Cross-domain Named Entity Recognition via Graph Matching
Junhao Zheng, Haibin Chen, Qianli Ma
TL;DR
This work tackles cross-domain NER under data scarcity by introducing Label Structure Transfer for cross-domain NER (LST-NER), which builds label graphs for both source and target label spaces from model predictions and aligns them with a Gromov-Wasserstein distance-based graph matching. It enhances contextual representations by fusing label-graph semantics into BERT embeddings through a label-guided attention mechanism and GCN, coupled with an auxiliary multi-label task. The method yields robust improvements over transfer-learning, multi-task, and few-shot baselines across eight domains in both rich- and low-resource regimes, and benefits further when combined with domain-adaptive pre-training. These results demonstrate that explicit modeling and transfer of label structure can effectively bridge domain gaps and may generalize to other cross-domain prediction tasks.
Abstract
Cross-domain NER is a practical yet challenging problem since the data scarcity in the real-world scenario.

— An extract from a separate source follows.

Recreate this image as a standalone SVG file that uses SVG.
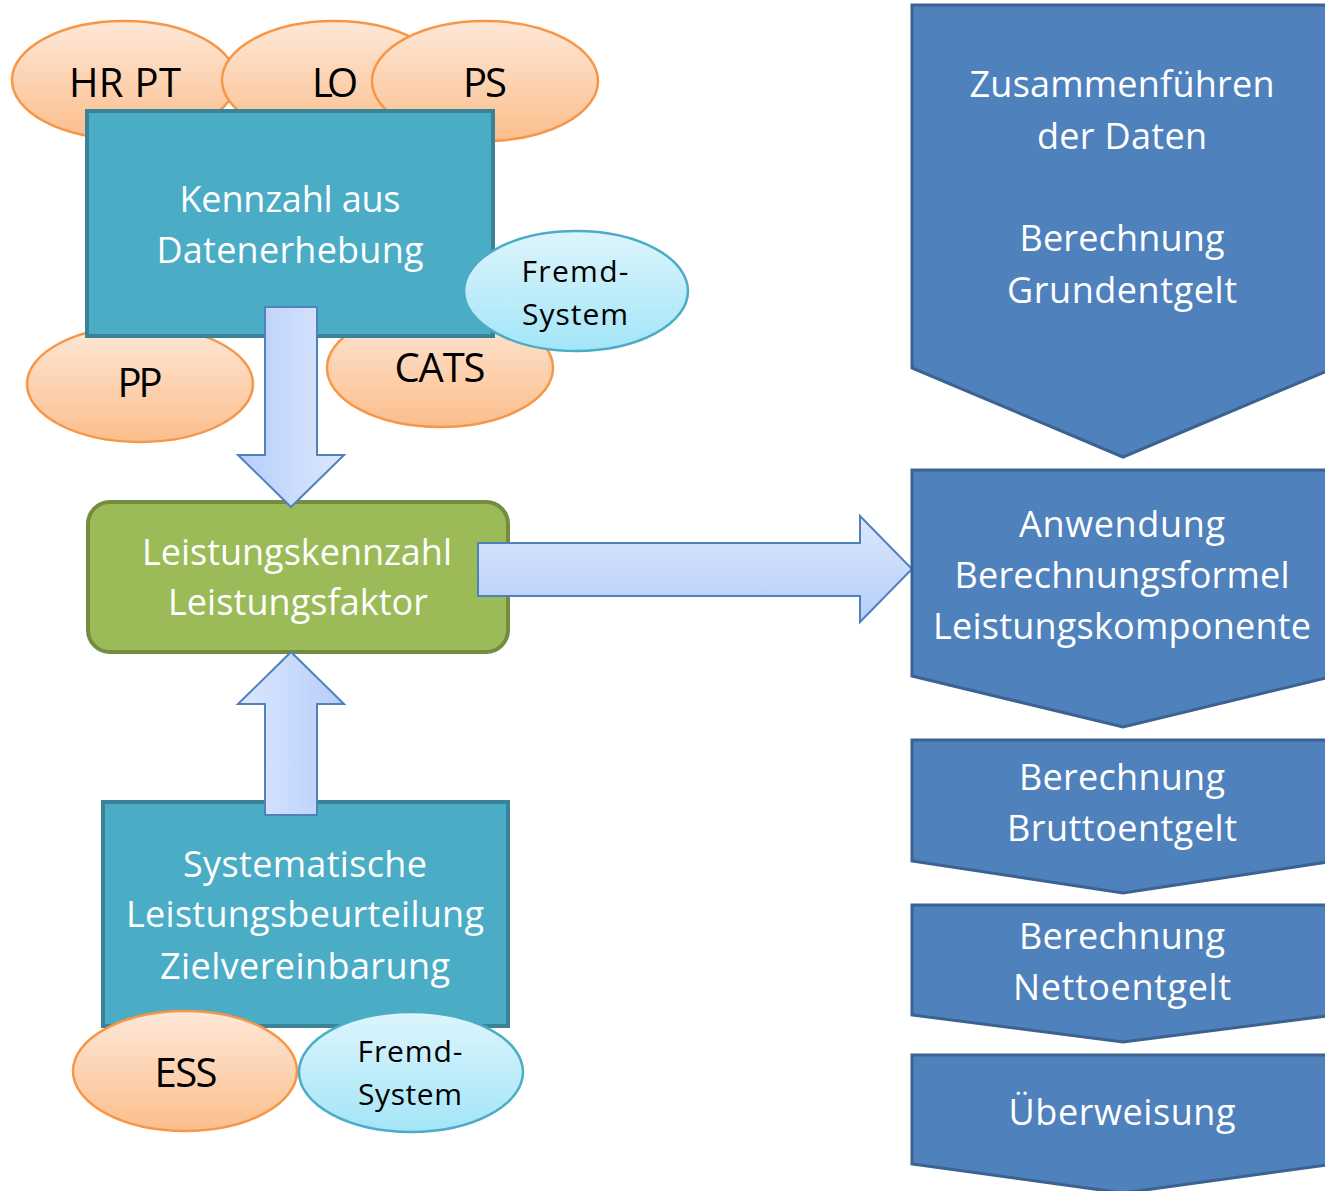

A common practice is first to learn a NER model in a rich-resource general domain and then adapt the model to specific domains. Due to the mismatch problem between entity types across domains, the wide knowledge in the general domain can not effectively transfer to the target domain NER model. To this end, we model the label relationship as a probability distribution and construct label graphs in both source and target label spaces. To enhance the contextual representation with label structures, we fuse the label graph into the word embedding output by BERT. By representing label relationships as graphs, we formulate cross-domain NER as a graph matching problem. Furthermore, the proposed method has good applicability with pre-training methods and is potentially capable of other cross-domain prediction tasks. Empirical results on four datasets show that our method outperforms a series of transfer learning, multi-task learning, and few-shot learning methods.